■ **SET EXERCISE**: In the listing that follows, retype every line from the first through the one containing "import seaborn as sns". Pictures are to be left out.

■ **COLLECTED MATERIAL**:
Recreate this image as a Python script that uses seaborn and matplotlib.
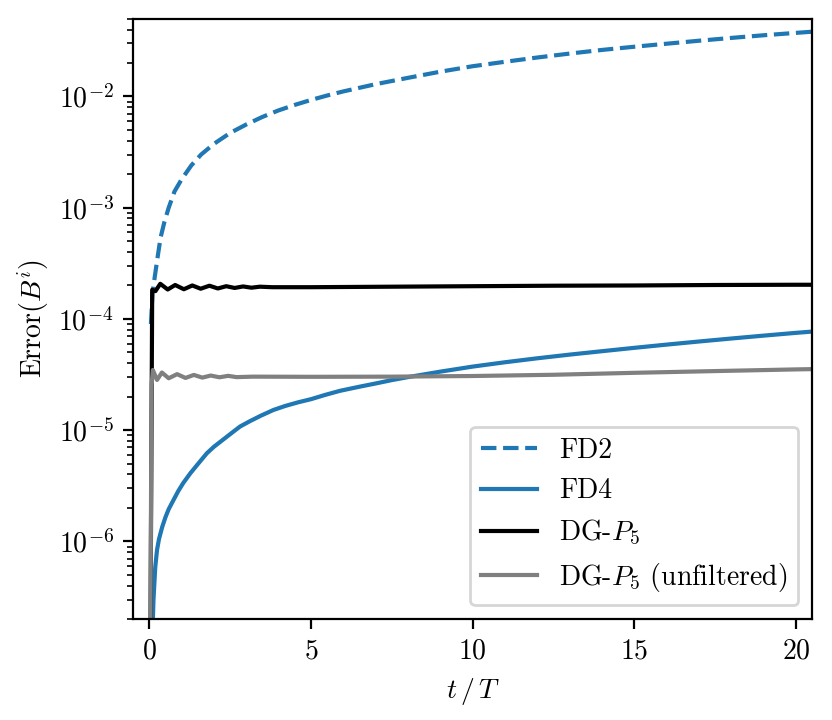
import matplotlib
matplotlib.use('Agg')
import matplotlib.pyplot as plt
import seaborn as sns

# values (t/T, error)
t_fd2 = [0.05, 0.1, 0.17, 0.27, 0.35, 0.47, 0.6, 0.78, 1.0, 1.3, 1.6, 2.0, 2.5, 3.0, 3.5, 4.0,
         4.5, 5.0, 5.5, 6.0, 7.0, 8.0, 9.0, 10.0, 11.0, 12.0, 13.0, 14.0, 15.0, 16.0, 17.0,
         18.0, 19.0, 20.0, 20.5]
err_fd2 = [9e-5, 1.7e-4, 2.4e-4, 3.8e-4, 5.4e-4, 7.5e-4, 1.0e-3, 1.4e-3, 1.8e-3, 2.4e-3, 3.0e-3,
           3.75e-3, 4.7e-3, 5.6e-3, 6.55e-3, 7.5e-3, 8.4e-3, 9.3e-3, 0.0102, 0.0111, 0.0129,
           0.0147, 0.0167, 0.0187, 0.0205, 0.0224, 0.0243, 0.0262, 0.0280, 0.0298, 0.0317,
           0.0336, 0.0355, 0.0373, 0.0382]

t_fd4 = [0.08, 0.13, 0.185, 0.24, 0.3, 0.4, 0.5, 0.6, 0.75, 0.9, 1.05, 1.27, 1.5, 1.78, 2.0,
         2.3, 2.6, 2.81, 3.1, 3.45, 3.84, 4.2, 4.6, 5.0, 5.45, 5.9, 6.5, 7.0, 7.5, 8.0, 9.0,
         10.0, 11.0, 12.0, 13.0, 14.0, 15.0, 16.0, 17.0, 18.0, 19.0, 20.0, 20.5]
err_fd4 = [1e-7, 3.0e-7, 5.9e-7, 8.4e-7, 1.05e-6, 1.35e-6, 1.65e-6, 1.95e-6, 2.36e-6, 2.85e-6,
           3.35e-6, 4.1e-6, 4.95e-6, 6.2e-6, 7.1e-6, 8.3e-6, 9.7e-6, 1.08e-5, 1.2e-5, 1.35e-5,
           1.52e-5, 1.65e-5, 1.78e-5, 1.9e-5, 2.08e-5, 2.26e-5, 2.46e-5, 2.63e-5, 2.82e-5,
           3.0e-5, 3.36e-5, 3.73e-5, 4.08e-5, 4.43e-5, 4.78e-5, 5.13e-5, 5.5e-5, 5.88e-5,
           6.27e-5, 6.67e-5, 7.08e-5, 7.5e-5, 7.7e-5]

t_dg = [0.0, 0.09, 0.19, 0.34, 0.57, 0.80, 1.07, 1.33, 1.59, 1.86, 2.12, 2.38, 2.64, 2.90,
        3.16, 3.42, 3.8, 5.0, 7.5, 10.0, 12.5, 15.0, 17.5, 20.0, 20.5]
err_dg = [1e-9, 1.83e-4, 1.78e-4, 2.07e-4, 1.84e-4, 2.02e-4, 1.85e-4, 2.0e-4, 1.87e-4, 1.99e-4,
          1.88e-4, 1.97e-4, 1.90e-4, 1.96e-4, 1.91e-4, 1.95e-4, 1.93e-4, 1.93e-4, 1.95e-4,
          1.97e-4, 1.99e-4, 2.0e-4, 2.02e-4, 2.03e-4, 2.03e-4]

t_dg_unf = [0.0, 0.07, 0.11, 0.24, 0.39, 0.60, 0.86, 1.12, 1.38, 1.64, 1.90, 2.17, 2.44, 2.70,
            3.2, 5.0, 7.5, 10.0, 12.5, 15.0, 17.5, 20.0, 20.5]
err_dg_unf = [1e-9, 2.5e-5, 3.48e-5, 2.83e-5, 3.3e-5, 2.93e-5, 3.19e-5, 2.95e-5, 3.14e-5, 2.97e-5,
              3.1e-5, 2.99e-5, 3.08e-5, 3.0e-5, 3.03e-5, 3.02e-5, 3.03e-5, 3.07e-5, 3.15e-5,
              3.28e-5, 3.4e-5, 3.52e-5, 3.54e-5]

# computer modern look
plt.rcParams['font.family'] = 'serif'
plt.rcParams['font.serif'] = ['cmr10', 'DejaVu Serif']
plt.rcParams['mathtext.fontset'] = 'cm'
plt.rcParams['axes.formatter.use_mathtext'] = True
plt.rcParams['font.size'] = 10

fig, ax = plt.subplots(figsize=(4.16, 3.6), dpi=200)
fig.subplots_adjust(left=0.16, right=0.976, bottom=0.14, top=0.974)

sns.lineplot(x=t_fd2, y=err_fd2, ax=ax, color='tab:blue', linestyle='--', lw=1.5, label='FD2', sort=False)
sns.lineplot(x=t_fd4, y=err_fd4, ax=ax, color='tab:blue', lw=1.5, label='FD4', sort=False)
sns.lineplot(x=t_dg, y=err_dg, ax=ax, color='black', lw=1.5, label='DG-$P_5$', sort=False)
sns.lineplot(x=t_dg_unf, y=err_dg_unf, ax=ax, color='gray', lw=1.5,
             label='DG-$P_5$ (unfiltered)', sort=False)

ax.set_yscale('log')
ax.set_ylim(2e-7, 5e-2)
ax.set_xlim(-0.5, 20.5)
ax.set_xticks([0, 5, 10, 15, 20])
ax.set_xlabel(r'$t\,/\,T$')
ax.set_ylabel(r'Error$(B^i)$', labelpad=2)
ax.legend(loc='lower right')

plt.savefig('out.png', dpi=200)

■ **RESPONSE**:
Recreate this image as a Python script that uses seaborn and matplotlib.
import matplotlib
matplotlib.use('Agg')
import matplotlib.pyplot as plt
import seaborn as sns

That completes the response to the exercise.